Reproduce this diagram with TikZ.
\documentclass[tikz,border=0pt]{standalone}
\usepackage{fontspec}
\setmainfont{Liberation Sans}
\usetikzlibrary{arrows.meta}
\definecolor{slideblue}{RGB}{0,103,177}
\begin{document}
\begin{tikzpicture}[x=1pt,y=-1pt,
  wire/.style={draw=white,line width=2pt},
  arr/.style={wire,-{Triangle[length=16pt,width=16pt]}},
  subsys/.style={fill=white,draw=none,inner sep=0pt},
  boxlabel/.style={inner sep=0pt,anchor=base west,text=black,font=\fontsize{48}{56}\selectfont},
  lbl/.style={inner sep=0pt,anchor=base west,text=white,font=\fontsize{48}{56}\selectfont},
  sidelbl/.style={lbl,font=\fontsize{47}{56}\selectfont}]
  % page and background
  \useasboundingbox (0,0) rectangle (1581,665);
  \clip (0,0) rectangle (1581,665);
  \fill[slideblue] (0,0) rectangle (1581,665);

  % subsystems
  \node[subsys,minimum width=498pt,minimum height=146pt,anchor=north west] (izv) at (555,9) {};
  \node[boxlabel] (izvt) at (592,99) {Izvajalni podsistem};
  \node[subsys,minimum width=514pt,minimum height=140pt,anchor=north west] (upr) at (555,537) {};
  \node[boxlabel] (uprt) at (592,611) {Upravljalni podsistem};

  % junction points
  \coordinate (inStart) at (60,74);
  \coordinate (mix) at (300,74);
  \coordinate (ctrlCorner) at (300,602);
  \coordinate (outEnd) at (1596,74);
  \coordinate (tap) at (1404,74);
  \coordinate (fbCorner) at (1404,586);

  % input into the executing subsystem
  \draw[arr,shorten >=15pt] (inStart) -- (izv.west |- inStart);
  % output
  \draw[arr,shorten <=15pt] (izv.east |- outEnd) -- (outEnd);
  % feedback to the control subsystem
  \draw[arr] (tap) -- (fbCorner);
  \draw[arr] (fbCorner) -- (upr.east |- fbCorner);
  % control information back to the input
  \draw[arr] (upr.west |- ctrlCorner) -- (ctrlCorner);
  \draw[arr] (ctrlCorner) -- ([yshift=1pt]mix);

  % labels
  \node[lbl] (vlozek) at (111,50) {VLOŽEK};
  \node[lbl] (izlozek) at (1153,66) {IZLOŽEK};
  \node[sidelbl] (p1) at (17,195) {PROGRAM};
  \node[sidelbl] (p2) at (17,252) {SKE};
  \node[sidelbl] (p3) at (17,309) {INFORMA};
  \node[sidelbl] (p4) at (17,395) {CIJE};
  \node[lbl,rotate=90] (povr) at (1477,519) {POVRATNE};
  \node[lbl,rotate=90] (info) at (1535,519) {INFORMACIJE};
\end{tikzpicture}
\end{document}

══════════════════════════════

Return what is listed above, exactly and completely.

Reproduce this diagram with TikZ.
\documentclass[tikz,border=0pt]{standalone}
\usepackage{fontspec}
\setmainfont{Liberation Sans}
\usetikzlibrary{arrows.meta}
\definecolor{slideblue}{RGB}{0,103,177}
\begin{document}
\begin{tikzpicture}[x=1pt,y=-1pt,
  wire/.style={draw=white,line width=2pt},
  arr/.style={wire,-{Triangle[length=16pt,width=16pt]}},
  subsys/.style={fill=white,draw=none,inner sep=0pt},
  boxlabel/.style={inner sep=0pt,anchor=base west,text=black,font=\fontsize{48}{56}\selectfont},
  lbl/.style={inner sep=0pt,anchor=base west,text=white,font=\fontsize{48}{56}\selectfont},
  sidelbl/.style={lbl,font=\fontsize{47}{56}\selectfont}]
  % page and background
  \useasboundingbox (0,0) rectangle (1581,665);
  \clip (0,0) rectangle (1581,665);
  \fill[slideblue] (0,0) rectangle (1581,665);

  % subsystems
  \node[subsys,minimum width=498pt,minimum height=146pt,anchor=north west] (izv) at (555,9) {};
  \node[boxlabel] (izvt) at (592,99) {Izvajalni podsistem};
  \node[subsys,minimum width=514pt,minimum height=140pt,anchor=north west] (upr) at (555,537) {};
  \node[boxlabel] (uprt) at (592,611) {Upravljalni podsistem};

  % junction points
  \coordinate (inStart) at (60,74);
  \coordinate (mix) at (300,74);
  \coordinate (ctrlCorner) at (300,602);
  \coordinate (outEnd) at (1596,74);
  \coordinate (tap) at (1404,74);
  \coordinate (fbCorner) at (1404,586);

  % input into the executing subsystem
  \draw[arr,shorten >=15pt] (inStart) -- (izv.west |- inStart);
  % output
  \draw[arr,shorten <=15pt] (izv.east |- outEnd) -- (outEnd);
  % feedback to the control subsystem
  \draw[arr] (tap) -- (fbCorner);
  \draw[arr] (fbCorner) -- (upr.east |- fbCorner);
  % control information back to the input
  \draw[arr] (upr.west |- ctrlCorner) -- (ctrlCorner);
  \draw[arr] (ctrlCorner) -- ([yshift=1pt]mix);

  % labels
  \node[lbl] (vlozek) at (111,50) {VLOŽEK};
  \node[lbl] (izlozek) at (1153,66) {IZLOŽEK};
  \node[sidelbl] (p1) at (17,195) {PROGRAM};
  \node[sidelbl] (p2) at (17,252) {SKE};
  \node[sidelbl] (p3) at (17,309) {INFORMA};
  \node[sidelbl] (p4) at (17,395) {CIJE};
  \node[lbl,rotate=90] (povr) at (1477,519) {POVRATNE};
  \node[lbl,rotate=90] (info) at (1535,519) {INFORMACIJE};
\end{tikzpicture}
\end{document}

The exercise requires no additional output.